- **The task**: Retype the listing that follows, word for word.

☆ ☆ ☆ ☆

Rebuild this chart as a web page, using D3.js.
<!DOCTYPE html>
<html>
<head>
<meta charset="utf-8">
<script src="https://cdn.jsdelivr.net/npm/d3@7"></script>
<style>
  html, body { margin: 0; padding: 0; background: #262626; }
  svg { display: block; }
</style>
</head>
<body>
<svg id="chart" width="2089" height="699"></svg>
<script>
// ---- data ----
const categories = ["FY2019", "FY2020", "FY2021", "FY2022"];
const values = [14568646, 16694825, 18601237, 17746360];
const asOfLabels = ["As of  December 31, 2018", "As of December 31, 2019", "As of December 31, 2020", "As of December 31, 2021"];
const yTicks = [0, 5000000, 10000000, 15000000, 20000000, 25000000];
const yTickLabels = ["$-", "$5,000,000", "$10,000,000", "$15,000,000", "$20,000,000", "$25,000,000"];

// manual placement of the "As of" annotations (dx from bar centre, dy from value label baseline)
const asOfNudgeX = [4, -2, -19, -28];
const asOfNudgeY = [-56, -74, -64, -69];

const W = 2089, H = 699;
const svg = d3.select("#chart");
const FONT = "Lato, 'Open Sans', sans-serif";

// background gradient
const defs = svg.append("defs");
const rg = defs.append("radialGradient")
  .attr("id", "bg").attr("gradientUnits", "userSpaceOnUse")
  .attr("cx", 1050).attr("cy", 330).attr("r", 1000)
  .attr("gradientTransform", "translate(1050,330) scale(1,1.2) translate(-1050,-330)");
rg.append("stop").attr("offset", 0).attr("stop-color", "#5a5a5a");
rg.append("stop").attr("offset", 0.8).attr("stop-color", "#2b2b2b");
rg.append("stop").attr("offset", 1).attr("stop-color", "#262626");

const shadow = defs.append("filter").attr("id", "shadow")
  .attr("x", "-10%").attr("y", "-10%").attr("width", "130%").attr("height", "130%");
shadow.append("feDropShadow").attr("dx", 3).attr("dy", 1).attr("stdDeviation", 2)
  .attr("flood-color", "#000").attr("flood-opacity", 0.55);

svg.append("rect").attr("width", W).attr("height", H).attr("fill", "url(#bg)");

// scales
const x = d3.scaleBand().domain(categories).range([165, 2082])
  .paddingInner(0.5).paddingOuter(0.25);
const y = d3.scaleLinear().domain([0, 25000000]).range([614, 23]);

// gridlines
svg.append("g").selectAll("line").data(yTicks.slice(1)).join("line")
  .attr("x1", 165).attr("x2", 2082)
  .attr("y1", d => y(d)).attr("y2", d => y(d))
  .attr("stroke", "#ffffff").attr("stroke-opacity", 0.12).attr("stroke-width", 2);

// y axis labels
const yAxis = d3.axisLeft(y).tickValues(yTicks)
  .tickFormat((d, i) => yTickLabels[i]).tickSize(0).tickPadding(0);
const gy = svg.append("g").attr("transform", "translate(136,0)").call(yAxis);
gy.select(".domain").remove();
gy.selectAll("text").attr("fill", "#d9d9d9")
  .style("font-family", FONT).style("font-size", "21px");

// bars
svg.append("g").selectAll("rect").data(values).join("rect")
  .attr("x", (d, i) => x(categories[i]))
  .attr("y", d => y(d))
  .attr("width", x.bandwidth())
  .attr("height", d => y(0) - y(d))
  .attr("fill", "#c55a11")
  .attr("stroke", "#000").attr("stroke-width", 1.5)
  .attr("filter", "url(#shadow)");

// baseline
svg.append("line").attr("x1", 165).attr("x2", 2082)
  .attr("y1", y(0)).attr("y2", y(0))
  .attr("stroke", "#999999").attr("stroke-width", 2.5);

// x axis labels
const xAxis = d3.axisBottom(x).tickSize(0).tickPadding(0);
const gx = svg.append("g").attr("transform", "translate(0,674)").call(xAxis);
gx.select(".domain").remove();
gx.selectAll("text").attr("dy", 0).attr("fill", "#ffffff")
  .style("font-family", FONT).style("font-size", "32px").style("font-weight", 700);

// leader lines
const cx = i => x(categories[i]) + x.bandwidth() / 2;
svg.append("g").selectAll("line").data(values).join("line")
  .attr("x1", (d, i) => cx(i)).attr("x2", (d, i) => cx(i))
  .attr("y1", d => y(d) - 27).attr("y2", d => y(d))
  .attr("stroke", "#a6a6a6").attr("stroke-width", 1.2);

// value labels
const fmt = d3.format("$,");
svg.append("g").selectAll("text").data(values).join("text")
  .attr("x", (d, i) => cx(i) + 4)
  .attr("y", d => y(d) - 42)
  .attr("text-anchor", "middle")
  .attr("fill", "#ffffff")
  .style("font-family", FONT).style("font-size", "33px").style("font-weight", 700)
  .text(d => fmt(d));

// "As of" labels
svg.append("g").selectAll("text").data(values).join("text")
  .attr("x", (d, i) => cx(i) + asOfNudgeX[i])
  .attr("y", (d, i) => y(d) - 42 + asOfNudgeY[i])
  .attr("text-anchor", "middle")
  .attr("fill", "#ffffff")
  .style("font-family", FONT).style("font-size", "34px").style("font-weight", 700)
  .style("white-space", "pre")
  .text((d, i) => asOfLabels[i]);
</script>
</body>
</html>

☆ ☆ ☆ ☆

- **Exercise answer**:
Rebuild this chart as a web page, using D3.js.
<!DOCTYPE html>
<html>
<head>
<meta charset="utf-8">
<script src="https://cdn.jsdelivr.net/npm/d3@7"></script>
<style>
  html, body { margin: 0; padding: 0; background: #262626; }
  svg { display: block; }
</style>
</head>
<body>
<svg id="chart" width="2089" height="699"></svg>
<script>
// ---- data ----
const categories = ["FY2019", "FY2020", "FY2021", "FY2022"];
const values = [14568646, 16694825, 18601237, 17746360];
const asOfLabels = ["As of  December 31, 2018", "As of December 31, 2019", "As of December 31, 2020", "As of December 31, 2021"];
const yTicks = [0, 5000000, 10000000, 15000000, 20000000, 25000000];
const yTickLabels = ["$-", "$5,000,000", "$10,000,000", "$15,000,000", "$20,000,000", "$25,000,000"];

// manual placement of the "As of" annotations (dx from bar centre, dy from value label baseline)
const asOfNudgeX = [4, -2, -19, -28];
const asOfNudgeY = [-56, -74, -64, -69];

const W = 2089, H = 699;
const svg = d3.select("#chart");
const FONT = "Lato, 'Open Sans', sans-serif";

// background gradient
const defs = svg.append("defs");
const rg = defs.append("radialGradient")
  .attr("id", "bg").attr("gradientUnits", "userSpaceOnUse")
  .attr("cx", 1050).attr("cy", 330).attr("r", 1000)
  .attr("gradientTransform", "translate(1050,330) scale(1,1.2) translate(-1050,-330)");
rg.append("stop").attr("offset", 0).attr("stop-color", "#5a5a5a");
rg.append("stop").attr("offset", 0.8).attr("stop-color", "#2b2b2b");
rg.append("stop").attr("offset", 1).attr("stop-color", "#262626");

const shadow = defs.append("filter").attr("id", "shadow")
  .attr("x", "-10%").attr("y", "-10%").attr("width", "130%").attr("height", "130%");
shadow.append("feDropShadow").attr("dx", 3).attr("dy", 1).attr("stdDeviation", 2)
  .attr("flood-color", "#000").attr("flood-opacity", 0.55);

svg.append("rect").attr("width", W).attr("height", H).attr("fill", "url(#bg)");

// scales
const x = d3.scaleBand().domain(categories).range([165, 2082])
  .paddingInner(0.5).paddingOuter(0.25);
const y = d3.scaleLinear().domain([0, 25000000]).range([614, 23]);

// gridlines
svg.append("g").selectAll("line").data(yTicks.slice(1)).join("line")
  .attr("x1", 165).attr("x2", 2082)
  .attr("y1", d => y(d)).attr("y2", d => y(d))
  .attr("stroke", "#ffffff").attr("stroke-opacity", 0.12).attr("stroke-width", 2);

// y axis labels
const yAxis = d3.axisLeft(y).tickValues(yTicks)
  .tickFormat((d, i) => yTickLabels[i]).tickSize(0).tickPadding(0);
const gy = svg.append("g").attr("transform", "translate(136,0)").call(yAxis);
gy.select(".domain").remove();
gy.selectAll("text").attr("fill", "#d9d9d9")
  .style("font-family", FONT).style("font-size", "21px");

// bars
svg.append("g").selectAll("rect").data(values).join("rect")
  .attr("x", (d, i) => x(categories[i]))
  .attr("y", d => y(d))
  .attr("width", x.bandwidth())
  .attr("height", d => y(0) - y(d))
  .attr("fill", "#c55a11")
  .attr("stroke", "#000").attr("stroke-width", 1.5)
  .attr("filter", "url(#shadow)");

// baseline
svg.append("line").attr("x1", 165).attr("x2", 2082)
  .attr("y1", y(0)).attr("y2", y(0))
  .attr("stroke", "#999999").attr("stroke-width", 2.5);

// x axis labels
const xAxis = d3.axisBottom(x).tickSize(0).tickPadding(0);
const gx = svg.append("g").attr("transform", "translate(0,674)").call(xAxis);
gx.select(".domain").remove();
gx.selectAll("text").attr("dy", 0).attr("fill", "#ffffff")
  .style("font-family", FONT).style("font-size", "32px").style("font-weight", 700);

// leader lines
const cx = i => x(categories[i]) + x.bandwidth() / 2;
svg.append("g").selectAll("line").data(values).join("line")
  .attr("x1", (d, i) => cx(i)).attr("x2", (d, i) => cx(i))
  .attr("y1", d => y(d) - 27).attr("y2", d => y(d))
  .attr("stroke", "#a6a6a6").attr("stroke-width", 1.2);

// value labels
const fmt = d3.format("$,");
svg.append("g").selectAll("text").data(values).join("text")
  .attr("x", (d, i) => cx(i) + 4)
  .attr("y", d => y(d) - 42)
  .attr("text-anchor", "middle")
  .attr("fill", "#ffffff")
  .style("font-family", FONT).style("font-size", "33px").style("font-weight", 700)
  .text(d => fmt(d));

// "As of" labels
svg.append("g").selectAll("text").data(values).join("text")
  .attr("x", (d, i) => cx(i) + asOfNudgeX[i])
  .attr("y", (d, i) => y(d) - 42 + asOfNudgeY[i])
  .attr("text-anchor", "middle")
  .attr("fill", "#ffffff")
  .style("font-family", FONT).style("font-size", "34px").style("font-weight", 700)
  .style("white-space", "pre")
  .text((d, i) => asOfLabels[i]);
</script>
</body>
</html>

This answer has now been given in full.